▶ _CHALLENGE_
Copy out all lines of the records in which the word "LaTeX" appears.

▶ _SUPPLIED DATA_

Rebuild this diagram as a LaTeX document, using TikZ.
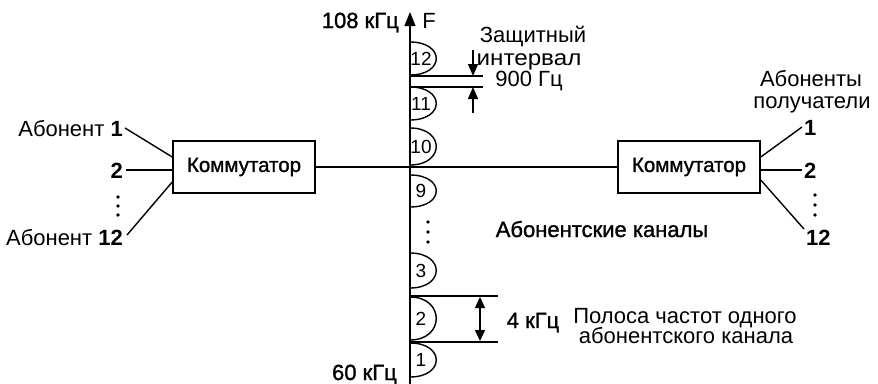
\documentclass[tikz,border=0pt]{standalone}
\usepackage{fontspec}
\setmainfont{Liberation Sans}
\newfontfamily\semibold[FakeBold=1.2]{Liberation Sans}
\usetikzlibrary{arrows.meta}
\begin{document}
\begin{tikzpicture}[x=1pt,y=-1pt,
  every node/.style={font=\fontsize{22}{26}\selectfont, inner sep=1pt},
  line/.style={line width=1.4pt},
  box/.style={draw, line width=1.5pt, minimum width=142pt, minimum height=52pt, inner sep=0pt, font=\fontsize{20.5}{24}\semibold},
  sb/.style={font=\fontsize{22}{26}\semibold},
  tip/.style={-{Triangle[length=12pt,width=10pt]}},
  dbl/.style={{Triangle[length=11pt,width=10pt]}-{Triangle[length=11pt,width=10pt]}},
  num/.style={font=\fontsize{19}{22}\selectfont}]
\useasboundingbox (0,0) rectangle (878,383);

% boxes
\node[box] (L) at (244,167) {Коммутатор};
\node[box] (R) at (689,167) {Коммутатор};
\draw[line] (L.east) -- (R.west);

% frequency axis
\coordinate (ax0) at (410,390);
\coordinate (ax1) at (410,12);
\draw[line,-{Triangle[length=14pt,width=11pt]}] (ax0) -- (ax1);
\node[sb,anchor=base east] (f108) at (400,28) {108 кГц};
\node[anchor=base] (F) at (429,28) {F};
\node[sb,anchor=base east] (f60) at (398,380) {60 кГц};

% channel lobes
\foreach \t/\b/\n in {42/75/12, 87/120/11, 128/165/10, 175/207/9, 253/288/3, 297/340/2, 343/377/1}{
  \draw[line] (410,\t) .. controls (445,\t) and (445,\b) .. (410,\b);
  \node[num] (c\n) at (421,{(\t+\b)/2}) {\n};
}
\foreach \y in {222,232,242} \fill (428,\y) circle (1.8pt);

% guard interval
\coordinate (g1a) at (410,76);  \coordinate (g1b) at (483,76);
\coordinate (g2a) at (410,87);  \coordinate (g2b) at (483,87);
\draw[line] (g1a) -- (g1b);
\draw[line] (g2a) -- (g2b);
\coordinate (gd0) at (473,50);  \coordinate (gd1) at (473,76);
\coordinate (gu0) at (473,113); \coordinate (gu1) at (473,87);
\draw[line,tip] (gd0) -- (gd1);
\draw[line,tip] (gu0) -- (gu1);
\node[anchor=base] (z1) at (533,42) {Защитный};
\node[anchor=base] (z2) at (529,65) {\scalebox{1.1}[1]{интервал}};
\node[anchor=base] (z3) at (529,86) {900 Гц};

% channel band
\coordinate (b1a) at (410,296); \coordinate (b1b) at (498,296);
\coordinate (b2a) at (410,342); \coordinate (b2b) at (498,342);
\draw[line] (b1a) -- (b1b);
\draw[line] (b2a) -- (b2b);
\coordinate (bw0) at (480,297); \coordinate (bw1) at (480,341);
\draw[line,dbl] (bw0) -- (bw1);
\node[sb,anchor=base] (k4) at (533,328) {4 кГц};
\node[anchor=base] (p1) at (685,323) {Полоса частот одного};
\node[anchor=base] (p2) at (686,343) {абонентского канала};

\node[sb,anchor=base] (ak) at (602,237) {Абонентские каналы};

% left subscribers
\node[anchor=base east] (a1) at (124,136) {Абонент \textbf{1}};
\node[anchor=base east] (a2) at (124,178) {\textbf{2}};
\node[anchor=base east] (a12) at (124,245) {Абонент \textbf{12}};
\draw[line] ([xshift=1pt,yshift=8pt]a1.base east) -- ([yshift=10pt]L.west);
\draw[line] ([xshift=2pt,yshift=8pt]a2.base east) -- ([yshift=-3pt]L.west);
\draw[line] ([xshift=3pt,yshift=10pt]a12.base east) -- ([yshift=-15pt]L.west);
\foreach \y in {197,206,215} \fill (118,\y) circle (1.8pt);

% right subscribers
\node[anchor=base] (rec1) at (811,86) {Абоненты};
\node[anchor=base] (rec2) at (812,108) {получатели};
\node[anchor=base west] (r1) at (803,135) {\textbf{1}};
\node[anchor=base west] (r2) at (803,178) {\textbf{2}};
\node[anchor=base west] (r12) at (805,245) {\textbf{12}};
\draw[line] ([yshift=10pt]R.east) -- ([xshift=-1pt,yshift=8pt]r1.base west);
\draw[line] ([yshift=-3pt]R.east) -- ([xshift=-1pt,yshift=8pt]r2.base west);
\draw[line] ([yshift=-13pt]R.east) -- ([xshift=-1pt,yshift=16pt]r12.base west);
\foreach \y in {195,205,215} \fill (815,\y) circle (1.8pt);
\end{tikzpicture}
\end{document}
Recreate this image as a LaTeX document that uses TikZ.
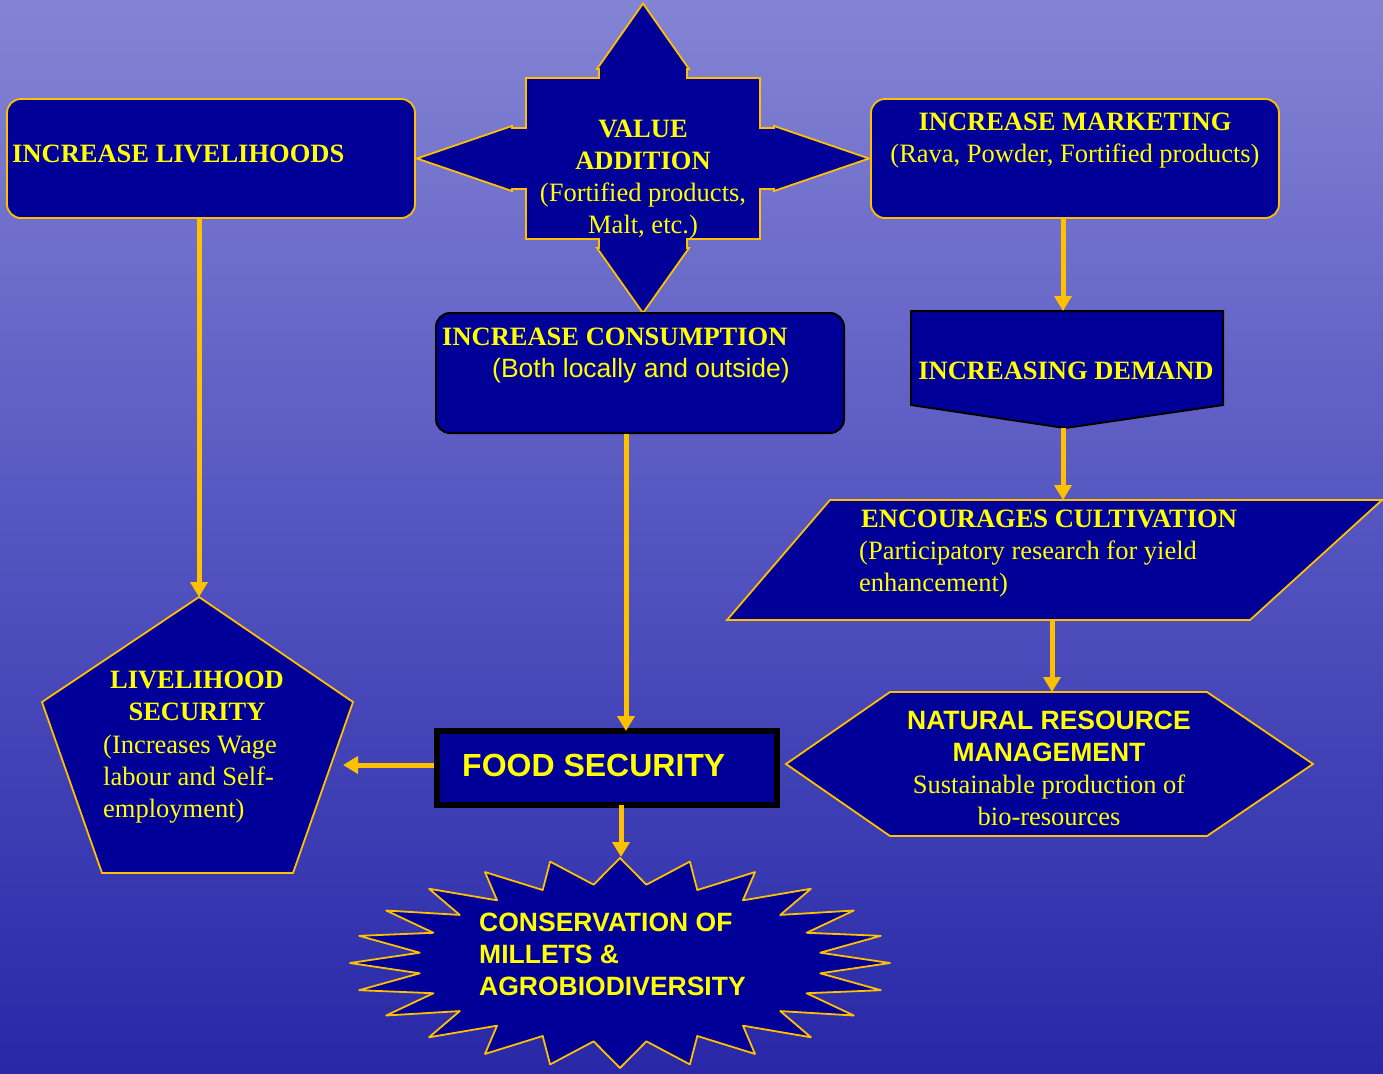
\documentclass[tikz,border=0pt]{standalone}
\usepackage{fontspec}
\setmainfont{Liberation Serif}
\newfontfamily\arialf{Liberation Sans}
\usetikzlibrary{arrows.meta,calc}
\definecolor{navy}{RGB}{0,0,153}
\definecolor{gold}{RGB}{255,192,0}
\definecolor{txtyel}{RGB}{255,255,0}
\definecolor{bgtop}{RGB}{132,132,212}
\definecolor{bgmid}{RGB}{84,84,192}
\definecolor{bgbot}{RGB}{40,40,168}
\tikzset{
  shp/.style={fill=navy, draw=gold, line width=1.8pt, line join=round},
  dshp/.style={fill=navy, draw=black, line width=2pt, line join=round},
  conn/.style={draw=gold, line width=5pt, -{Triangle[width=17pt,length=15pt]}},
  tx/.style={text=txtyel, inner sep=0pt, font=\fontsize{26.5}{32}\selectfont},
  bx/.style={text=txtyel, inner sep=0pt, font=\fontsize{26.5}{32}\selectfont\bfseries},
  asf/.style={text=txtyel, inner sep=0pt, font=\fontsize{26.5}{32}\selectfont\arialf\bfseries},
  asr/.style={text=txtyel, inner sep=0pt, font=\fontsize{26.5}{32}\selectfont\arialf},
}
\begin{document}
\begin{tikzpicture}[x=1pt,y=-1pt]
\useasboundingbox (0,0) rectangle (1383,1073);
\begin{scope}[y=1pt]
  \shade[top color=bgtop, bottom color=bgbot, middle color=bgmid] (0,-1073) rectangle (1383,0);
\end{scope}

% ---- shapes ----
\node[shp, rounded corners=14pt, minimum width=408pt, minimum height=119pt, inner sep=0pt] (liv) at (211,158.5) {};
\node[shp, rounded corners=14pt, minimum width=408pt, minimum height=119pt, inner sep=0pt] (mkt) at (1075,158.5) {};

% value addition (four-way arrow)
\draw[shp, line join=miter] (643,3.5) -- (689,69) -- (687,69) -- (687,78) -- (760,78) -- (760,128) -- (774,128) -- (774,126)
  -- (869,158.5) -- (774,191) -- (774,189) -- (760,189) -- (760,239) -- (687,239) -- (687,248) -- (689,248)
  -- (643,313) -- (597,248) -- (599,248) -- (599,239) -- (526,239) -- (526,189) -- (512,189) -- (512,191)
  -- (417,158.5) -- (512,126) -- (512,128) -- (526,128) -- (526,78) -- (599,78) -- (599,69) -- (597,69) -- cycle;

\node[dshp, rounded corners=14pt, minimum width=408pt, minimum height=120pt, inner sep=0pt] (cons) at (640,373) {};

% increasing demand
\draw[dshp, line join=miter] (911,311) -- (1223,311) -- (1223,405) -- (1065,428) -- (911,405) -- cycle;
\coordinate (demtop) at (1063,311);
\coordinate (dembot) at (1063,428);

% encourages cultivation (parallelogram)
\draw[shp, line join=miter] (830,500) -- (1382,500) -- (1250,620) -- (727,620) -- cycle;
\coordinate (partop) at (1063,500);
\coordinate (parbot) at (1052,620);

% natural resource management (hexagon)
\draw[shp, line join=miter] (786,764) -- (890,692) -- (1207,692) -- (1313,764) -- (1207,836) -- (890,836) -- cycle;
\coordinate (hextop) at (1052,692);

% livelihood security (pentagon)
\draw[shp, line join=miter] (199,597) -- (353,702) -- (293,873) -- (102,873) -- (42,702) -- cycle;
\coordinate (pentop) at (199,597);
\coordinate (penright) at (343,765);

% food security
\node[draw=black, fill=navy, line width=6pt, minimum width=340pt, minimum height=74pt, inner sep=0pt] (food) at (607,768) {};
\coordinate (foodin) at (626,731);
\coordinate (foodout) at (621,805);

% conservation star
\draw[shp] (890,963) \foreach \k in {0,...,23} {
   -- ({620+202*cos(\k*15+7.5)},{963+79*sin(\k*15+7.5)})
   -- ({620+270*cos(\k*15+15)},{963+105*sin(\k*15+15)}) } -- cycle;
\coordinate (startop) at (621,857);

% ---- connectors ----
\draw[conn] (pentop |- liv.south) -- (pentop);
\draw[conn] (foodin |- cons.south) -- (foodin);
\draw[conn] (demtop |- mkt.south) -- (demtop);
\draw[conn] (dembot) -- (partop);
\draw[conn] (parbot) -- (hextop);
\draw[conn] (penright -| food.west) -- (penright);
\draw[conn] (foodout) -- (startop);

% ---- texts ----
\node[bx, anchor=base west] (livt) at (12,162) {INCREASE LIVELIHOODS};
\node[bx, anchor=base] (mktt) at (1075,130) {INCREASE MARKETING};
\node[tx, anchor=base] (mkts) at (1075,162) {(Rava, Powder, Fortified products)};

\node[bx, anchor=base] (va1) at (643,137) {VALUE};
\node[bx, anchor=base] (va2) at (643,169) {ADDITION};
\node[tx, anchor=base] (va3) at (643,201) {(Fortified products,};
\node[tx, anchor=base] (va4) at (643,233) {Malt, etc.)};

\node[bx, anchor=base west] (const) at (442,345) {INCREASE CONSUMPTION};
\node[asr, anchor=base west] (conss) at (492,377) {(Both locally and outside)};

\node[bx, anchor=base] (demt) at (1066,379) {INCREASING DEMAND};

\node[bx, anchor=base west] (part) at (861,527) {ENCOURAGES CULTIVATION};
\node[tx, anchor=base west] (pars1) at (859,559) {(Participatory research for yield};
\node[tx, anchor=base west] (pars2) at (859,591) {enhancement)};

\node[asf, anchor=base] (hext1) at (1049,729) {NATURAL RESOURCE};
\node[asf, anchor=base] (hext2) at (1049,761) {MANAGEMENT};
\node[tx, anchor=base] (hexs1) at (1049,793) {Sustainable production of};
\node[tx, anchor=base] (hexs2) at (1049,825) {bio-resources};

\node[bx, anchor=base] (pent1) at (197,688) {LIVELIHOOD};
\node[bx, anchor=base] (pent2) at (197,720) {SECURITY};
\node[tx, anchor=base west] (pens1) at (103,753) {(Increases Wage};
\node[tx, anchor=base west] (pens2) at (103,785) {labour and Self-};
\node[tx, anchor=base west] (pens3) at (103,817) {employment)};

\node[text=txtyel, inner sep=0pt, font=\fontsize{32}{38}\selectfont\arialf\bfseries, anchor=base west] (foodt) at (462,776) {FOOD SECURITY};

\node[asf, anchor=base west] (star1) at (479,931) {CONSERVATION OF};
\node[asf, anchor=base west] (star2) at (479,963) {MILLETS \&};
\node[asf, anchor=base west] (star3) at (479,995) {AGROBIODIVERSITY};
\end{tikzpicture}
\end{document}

▶ _RESPONSE TO THIS EXERCISE_
Rebuild this diagram as a LaTeX document, using TikZ.
Recreate this image as a LaTeX document that uses TikZ.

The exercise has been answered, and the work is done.